:: JOB ::
Exact reproduction of the data is required, with images excluded.

-------------------------

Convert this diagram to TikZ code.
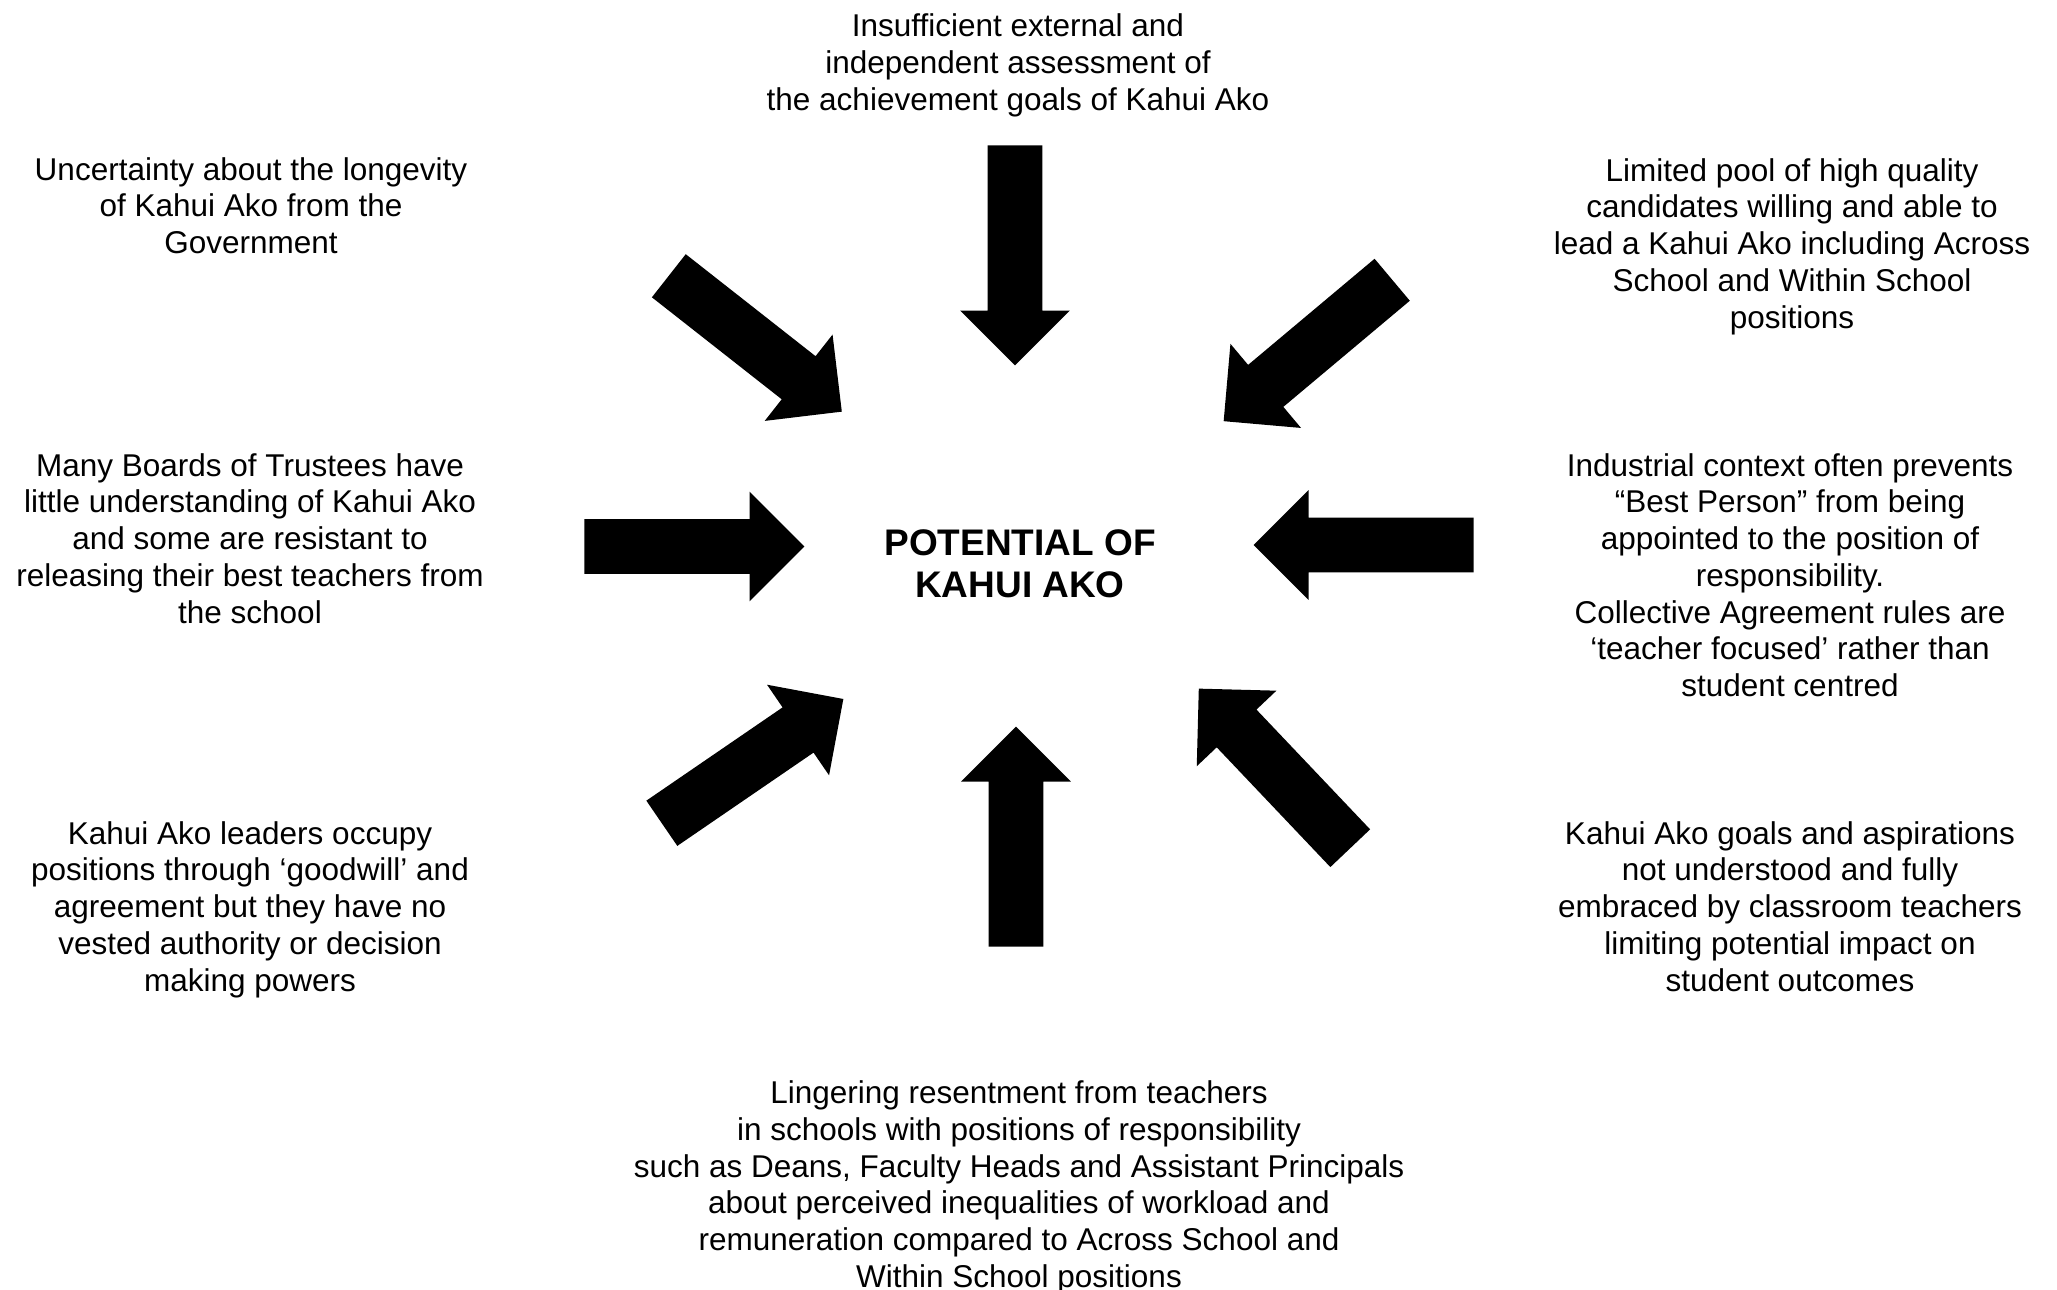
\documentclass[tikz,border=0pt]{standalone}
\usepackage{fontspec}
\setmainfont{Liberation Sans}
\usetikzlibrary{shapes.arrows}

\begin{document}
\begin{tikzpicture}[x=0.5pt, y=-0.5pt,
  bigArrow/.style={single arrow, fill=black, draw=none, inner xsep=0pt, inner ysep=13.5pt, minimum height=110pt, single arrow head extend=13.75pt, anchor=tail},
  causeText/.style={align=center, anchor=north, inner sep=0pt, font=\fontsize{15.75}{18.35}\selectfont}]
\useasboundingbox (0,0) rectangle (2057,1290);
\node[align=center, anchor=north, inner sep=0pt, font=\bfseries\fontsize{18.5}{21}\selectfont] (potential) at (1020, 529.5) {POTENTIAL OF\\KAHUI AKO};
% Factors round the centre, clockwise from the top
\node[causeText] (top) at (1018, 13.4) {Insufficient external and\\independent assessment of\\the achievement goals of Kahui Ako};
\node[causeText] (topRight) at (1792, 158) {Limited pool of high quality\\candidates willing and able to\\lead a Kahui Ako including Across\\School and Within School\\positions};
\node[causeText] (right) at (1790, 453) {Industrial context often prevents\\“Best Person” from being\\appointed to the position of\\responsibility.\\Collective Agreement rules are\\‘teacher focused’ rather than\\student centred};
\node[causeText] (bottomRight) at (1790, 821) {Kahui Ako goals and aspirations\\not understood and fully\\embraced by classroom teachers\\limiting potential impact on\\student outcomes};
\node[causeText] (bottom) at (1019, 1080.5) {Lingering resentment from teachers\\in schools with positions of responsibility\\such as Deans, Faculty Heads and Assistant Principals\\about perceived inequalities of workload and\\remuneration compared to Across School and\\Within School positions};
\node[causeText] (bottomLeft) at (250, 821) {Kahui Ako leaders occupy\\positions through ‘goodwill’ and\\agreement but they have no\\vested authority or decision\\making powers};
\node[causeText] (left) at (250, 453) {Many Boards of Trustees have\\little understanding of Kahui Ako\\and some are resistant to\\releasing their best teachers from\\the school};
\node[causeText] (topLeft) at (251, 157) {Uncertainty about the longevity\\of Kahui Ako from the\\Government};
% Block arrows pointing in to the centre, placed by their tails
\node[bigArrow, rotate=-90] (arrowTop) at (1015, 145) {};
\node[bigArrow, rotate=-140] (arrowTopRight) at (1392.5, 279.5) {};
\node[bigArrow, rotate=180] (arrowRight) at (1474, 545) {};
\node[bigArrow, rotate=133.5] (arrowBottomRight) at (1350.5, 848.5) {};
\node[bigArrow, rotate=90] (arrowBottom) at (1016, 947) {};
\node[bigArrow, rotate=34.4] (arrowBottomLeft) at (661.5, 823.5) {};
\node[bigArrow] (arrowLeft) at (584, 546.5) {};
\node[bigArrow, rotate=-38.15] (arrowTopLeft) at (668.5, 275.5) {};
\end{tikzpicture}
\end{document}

-------------------------

:: WRITTEN RESPONSE ::
Convert this diagram to TikZ code.
\documentclass[tikz,border=0pt]{standalone}
\usepackage{fontspec}
\setmainfont{Liberation Sans}
\usetikzlibrary{shapes.arrows}

\begin{document}
\begin{tikzpicture}[x=0.5pt, y=-0.5pt,
  bigArrow/.style={single arrow, fill=black, draw=none, inner xsep=0pt, inner ysep=13.5pt, minimum height=110pt, single arrow head extend=13.75pt, anchor=tail},
  causeText/.style={align=center, anchor=north, inner sep=0pt, font=\fontsize{15.75}{18.35}\selectfont}]
\useasboundingbox (0,0) rectangle (2057,1290);
\node[align=center, anchor=north, inner sep=0pt, font=\bfseries\fontsize{18.5}{21}\selectfont] (potential) at (1020, 529.5) {POTENTIAL OF\\KAHUI AKO};
% Factors round the centre, clockwise from the top
\node[causeText] (top) at (1018, 13.4) {Insufficient external and\\independent assessment of\\the achievement goals of Kahui Ako};
\node[causeText] (topRight) at (1792, 158) {Limited pool of high quality\\candidates willing and able to\\lead a Kahui Ako including Across\\School and Within School\\positions};
\node[causeText] (right) at (1790, 453) {Industrial context often prevents\\“Best Person” from being\\appointed to the position of\\responsibility.\\Collective Agreement rules are\\‘teacher focused’ rather than\\student centred};
\node[causeText] (bottomRight) at (1790, 821) {Kahui Ako goals and aspirations\\not understood and fully\\embraced by classroom teachers\\limiting potential impact on\\student outcomes};
\node[causeText] (bottom) at (1019, 1080.5) {Lingering resentment from teachers\\in schools with positions of responsibility\\such as Deans, Faculty Heads and Assistant Principals\\about perceived inequalities of workload and\\remuneration compared to Across School and\\Within School positions};
\node[causeText] (bottomLeft) at (250, 821) {Kahui Ako leaders occupy\\positions through ‘goodwill’ and\\agreement but they have no\\vested authority or decision\\making powers};
\node[causeText] (left) at (250, 453) {Many Boards of Trustees have\\little understanding of Kahui Ako\\and some are resistant to\\releasing their best teachers from\\the school};
\node[causeText] (topLeft) at (251, 157) {Uncertainty about the longevity\\of Kahui Ako from the\\Government};
% Block arrows pointing in to the centre, placed by their tails
\node[bigArrow, rotate=-90] (arrowTop) at (1015, 145) {};
\node[bigArrow, rotate=-140] (arrowTopRight) at (1392.5, 279.5) {};
\node[bigArrow, rotate=180] (arrowRight) at (1474, 545) {};
\node[bigArrow, rotate=133.5] (arrowBottomRight) at (1350.5, 848.5) {};
\node[bigArrow, rotate=90] (arrowBottom) at (1016, 947) {};
\node[bigArrow, rotate=34.4] (arrowBottomLeft) at (661.5, 823.5) {};
\node[bigArrow] (arrowLeft) at (584, 546.5) {};
\node[bigArrow, rotate=-38.15] (arrowTopLeft) at (668.5, 275.5) {};
\end{tikzpicture}
\end{document}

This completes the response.